Roma. La marcia del popolo che dice «viva la vita»
Un momento della manifestazione a Roma
Al centro di tanti palloncini rossi c’è un cuore con la spunta, il segno di chi opta per la vita. Ci sono striscioni e bandiere colorate, tante quante le 100 realtà che sono incolonnate dietro la grande scritta rossa "Scegliamo la vita", proprio nell’anniversario della legge sull’aborto. Piazza della Repubblica, ore 14. Il sole picchia, ma non spegne l’allegria di chi intona canti con la chitarra o ritma preghiere a suon di tamburi. In diverse migliaia percorrono via Cavour, sventolando cartelloni contro «la cultura dell’aborto». Si battono la mani scandendo "Viva la vita" nella manifestazione nazionale per la vita, per ricordare all’Italia che «il popolo della vita c’è, non si è rassegnato». E soprattutto, come ricorda dal palco uno dei portavoce, Massimo Gandolfini, «per dire no a quelle leggi che non tutelano la vita dal concepimento alla morte naturale».
Il messaggio viene scandito più volte dal megafono: scegliere la vita è bello. «Urgente e importante in un Paese in pieno inverno demografico – ribadisce l’altra portavoce dell’evento Maria Rachele Ruiu – ma anche conveniente e produttivo. Ecco perché da Roma vogliamo testimoniare all’Italia la bellezza del vivere, perché anche se il percorso alle volte è faticoso, lo spettacolo quando si arriva in vetta è fantastico». Ci sono tanti bimbi in carrozzina o nei marsupi stretti al petto dei genitori. Cappellini colorati per potreggerli dal sole, qualche capriccio dovuto al caldo calmato con un gelato. Ci sono mamme e papà a rappresentare la bellezza della famiglia, anche quando è attraversata da momenti difficili. Come quello raccontato da Giuliana e dal marito Octavian, dal palco di piazza San Giovanni, con i cinque figli a far da testimoni. Il sesto, Carol, vissuto pochissimo per una malformazione, «adesso è un angelo che guarda la nostra famiglia dall’alto e ci protegge». Lui, è «comunque un miracolo di vita per noi – racconta – perché quando tutti ci dicevano di abortire abbiamo comunque scelto la vita, anche se quella di Carol è stata breve». O come la scelta complicata di Maya che a 17 anni ha comunque deciso di portare avanti la sua gravidanza, nonostante «tutti mi dicevano che un figlio a quell’età mi avrebbe rovinato la vita». Ora di figli Maya e il marito Marco ne hanno quattro. «Non ho rinunciato a nulla, non mi ha tolto il sogno di laurearmi e di lavorare – si commuove Maya – scegliere la vita mi ha salvato la vita. La loro nascita è stata la mia rinascita».

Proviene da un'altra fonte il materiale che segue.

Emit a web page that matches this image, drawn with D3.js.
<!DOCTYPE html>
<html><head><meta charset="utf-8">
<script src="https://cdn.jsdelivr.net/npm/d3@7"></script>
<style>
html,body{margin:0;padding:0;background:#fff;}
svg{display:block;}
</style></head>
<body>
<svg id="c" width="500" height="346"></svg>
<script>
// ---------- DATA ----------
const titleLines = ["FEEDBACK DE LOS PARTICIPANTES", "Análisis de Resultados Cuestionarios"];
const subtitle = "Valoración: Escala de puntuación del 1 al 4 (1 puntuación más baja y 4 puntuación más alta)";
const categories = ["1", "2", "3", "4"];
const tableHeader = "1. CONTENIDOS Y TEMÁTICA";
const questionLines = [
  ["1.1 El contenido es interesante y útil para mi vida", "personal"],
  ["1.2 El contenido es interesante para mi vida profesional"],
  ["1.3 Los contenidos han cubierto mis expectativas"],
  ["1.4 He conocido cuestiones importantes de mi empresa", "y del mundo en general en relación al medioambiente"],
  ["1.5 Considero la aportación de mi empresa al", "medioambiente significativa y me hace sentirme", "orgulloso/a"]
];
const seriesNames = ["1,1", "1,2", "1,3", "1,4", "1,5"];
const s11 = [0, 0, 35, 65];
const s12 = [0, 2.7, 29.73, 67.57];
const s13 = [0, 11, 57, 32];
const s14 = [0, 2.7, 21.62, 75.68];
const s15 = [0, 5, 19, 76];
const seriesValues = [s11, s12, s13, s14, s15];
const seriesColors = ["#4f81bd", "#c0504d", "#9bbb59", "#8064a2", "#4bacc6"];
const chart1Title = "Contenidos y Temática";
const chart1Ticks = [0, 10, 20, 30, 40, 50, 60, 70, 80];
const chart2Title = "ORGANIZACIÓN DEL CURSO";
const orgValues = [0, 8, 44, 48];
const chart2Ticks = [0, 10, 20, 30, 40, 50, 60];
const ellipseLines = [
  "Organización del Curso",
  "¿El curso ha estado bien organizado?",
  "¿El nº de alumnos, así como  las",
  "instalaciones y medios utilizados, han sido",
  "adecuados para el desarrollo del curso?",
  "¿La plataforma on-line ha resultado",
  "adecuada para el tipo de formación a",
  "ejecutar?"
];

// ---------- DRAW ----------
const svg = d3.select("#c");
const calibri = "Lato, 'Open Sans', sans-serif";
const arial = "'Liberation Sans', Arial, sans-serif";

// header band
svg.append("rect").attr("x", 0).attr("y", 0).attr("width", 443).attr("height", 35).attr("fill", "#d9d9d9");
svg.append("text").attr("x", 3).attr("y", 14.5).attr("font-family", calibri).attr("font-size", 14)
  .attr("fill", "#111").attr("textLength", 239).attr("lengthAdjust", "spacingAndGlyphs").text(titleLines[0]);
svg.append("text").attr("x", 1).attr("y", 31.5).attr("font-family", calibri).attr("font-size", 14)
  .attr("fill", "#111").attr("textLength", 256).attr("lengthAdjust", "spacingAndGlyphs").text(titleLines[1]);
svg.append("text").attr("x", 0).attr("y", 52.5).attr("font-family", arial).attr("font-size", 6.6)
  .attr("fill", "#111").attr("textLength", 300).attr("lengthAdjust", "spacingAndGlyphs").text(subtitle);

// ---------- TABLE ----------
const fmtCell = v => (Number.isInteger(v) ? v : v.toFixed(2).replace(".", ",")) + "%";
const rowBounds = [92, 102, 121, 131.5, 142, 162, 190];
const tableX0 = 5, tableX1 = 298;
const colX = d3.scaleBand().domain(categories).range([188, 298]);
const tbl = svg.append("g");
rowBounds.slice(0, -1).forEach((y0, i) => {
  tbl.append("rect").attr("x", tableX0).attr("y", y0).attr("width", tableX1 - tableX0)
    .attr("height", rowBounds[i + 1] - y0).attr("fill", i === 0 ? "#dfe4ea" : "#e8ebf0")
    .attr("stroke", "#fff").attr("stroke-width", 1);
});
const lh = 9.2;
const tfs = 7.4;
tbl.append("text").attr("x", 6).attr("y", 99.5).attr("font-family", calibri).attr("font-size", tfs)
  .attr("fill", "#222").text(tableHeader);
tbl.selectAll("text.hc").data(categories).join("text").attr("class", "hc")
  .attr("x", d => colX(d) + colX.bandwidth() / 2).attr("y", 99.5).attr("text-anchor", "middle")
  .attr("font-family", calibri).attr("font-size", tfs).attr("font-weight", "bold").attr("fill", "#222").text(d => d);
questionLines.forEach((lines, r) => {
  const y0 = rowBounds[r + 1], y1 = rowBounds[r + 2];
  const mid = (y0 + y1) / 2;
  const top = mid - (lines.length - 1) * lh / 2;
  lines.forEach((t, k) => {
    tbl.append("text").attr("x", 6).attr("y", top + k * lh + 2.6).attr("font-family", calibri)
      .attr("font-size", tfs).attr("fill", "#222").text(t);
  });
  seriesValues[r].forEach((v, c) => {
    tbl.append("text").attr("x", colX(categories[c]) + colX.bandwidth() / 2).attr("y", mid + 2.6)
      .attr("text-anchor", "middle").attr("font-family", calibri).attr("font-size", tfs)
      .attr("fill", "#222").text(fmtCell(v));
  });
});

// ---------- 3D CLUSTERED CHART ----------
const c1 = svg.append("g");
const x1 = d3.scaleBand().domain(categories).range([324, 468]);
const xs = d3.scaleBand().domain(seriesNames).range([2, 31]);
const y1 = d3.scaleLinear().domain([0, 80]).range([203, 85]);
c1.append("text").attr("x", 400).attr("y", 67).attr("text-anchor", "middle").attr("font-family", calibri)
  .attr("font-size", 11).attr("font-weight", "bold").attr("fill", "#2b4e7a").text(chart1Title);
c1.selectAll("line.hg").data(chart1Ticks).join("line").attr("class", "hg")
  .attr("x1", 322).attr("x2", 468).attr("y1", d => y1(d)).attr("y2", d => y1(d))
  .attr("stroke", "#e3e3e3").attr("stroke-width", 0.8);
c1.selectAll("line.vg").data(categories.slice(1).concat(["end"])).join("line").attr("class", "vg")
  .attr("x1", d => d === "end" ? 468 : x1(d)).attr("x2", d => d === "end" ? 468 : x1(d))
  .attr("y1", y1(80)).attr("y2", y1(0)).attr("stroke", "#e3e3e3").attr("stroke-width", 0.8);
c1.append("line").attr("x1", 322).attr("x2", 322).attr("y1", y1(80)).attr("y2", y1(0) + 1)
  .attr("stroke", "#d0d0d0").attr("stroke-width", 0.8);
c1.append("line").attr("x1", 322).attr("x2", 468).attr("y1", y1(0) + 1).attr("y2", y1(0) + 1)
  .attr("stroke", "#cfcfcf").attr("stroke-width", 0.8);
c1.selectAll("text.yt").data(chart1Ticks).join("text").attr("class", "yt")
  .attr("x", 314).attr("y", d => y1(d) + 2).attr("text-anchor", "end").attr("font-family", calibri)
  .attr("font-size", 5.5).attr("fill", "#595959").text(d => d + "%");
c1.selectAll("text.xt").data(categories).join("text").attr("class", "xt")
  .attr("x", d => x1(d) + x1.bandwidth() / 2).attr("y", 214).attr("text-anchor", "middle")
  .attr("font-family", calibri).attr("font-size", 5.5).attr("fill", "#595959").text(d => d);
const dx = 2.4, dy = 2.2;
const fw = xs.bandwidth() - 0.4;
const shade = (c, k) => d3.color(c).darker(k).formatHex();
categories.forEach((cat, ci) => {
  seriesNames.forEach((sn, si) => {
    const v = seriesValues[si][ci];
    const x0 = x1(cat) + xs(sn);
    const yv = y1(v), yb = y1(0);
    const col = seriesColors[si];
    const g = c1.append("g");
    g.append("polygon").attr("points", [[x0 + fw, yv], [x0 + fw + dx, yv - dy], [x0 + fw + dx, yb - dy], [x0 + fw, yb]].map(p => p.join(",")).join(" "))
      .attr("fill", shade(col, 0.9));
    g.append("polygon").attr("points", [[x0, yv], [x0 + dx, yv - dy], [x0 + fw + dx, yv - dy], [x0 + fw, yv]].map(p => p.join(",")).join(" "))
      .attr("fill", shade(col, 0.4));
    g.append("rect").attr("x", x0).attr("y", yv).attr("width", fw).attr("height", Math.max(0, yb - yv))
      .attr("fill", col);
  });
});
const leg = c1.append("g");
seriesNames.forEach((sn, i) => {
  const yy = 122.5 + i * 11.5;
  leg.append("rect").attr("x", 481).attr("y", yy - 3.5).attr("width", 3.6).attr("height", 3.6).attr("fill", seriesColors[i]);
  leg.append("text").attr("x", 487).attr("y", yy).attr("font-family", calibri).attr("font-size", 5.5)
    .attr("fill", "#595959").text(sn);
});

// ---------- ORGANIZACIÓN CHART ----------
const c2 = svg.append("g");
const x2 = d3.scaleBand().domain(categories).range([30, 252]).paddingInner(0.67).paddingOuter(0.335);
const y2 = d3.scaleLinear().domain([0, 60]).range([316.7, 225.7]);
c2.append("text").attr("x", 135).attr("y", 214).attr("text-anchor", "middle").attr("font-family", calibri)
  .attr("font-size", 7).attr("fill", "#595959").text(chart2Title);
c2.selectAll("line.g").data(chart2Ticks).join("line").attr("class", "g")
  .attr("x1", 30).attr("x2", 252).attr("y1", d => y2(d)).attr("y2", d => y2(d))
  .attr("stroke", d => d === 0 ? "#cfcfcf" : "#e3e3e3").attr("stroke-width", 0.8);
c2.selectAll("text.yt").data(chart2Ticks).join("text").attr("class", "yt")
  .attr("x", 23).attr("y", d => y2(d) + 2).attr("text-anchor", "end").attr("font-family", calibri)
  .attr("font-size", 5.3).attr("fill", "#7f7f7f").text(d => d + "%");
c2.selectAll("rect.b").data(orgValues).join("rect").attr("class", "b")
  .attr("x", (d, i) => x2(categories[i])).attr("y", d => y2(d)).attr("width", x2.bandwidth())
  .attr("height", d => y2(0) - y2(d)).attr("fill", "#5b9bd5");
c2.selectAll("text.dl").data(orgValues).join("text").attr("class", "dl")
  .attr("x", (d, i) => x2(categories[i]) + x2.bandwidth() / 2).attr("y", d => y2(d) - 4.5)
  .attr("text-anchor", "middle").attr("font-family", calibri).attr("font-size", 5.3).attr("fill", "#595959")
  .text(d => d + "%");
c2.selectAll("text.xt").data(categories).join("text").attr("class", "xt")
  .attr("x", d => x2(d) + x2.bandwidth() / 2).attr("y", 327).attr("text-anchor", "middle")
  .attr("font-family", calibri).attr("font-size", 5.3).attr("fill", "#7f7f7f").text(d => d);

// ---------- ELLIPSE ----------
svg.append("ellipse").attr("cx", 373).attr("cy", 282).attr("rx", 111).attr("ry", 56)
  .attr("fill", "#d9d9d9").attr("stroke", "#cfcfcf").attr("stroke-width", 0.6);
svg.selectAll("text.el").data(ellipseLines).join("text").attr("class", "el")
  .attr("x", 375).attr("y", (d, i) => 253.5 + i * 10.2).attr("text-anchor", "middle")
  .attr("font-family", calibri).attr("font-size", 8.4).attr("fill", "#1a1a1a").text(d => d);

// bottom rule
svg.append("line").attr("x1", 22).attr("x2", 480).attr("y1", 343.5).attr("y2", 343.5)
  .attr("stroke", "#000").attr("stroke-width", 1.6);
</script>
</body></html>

Nessuna bandiera di partito, solo quelle delle realtà che difendono l’esistenza umana. «Perché la vita e la famiglia sono di tutti. Non sono né di destra né di sinistra», precisa Gandolfini, che ricorda di aver parlato della manifestazione a febbraio a Papa Francesco e «lui ha espresso la sua totale condivisione e mi ha dato la sua benedizione». Con la manifestazione «che non è contro qualcuno, ma contro l’ideologia che fa della vita umana una merce da manipolare», infatti, «vogliamo dimostrare una concreta e visibile resistenza a tutte le norme e le leggi che vanno contro la vita – sottolinea – un contrasto coraggioso e determinato verso quei cosiddetti diritti civili che negano le leggi che la natura stessa ci ha donato». Contrastare, prosegue Gandolfini, non vuol dire usare la violenza «ma deve voler dire resistere con tutte le forze a leggi ingiuste». Tipo quella che rischia di portare verso «derive eutanasiche», dimenticandosi che «la risposta alla sofferenza sono le cure palliative. La legge 38 del 2010, approvata nel 2010, è stata finanziata solo per il 20 per cento».
In testa al corteo c’è Jacopo Coghe, portavoce di Pro Vita & Famiglia, che precisa come la marcia è la richiesta «alla politica tutta di attuare misure a sostegno della maternità e della vita nascente, bloccando qualsiasi istanza che vuole la morte per i fragili o gli anziani». Tra la folla si riconosce anche Alberto Gambino, il presidente dell’associazione "Scienza e Vita": «La vita degli altri e la propria non possono essere trattate come cose funzionali a una aspettativa soggettiva, altrimenti si finisce per retrocedere un’esistenza e, dunque, una persona alla stregua di un oggetto». In un comunicato, infine, don Aldo Buonaiuto della associazione Giovanni XXIII, sottolinea come essere in piazza «testimonia pubblicamente l’inaccettabilità etica e la ferita sociale dell’aborto, dell’eutanasia e di tutte le altre offese alla dignità umana».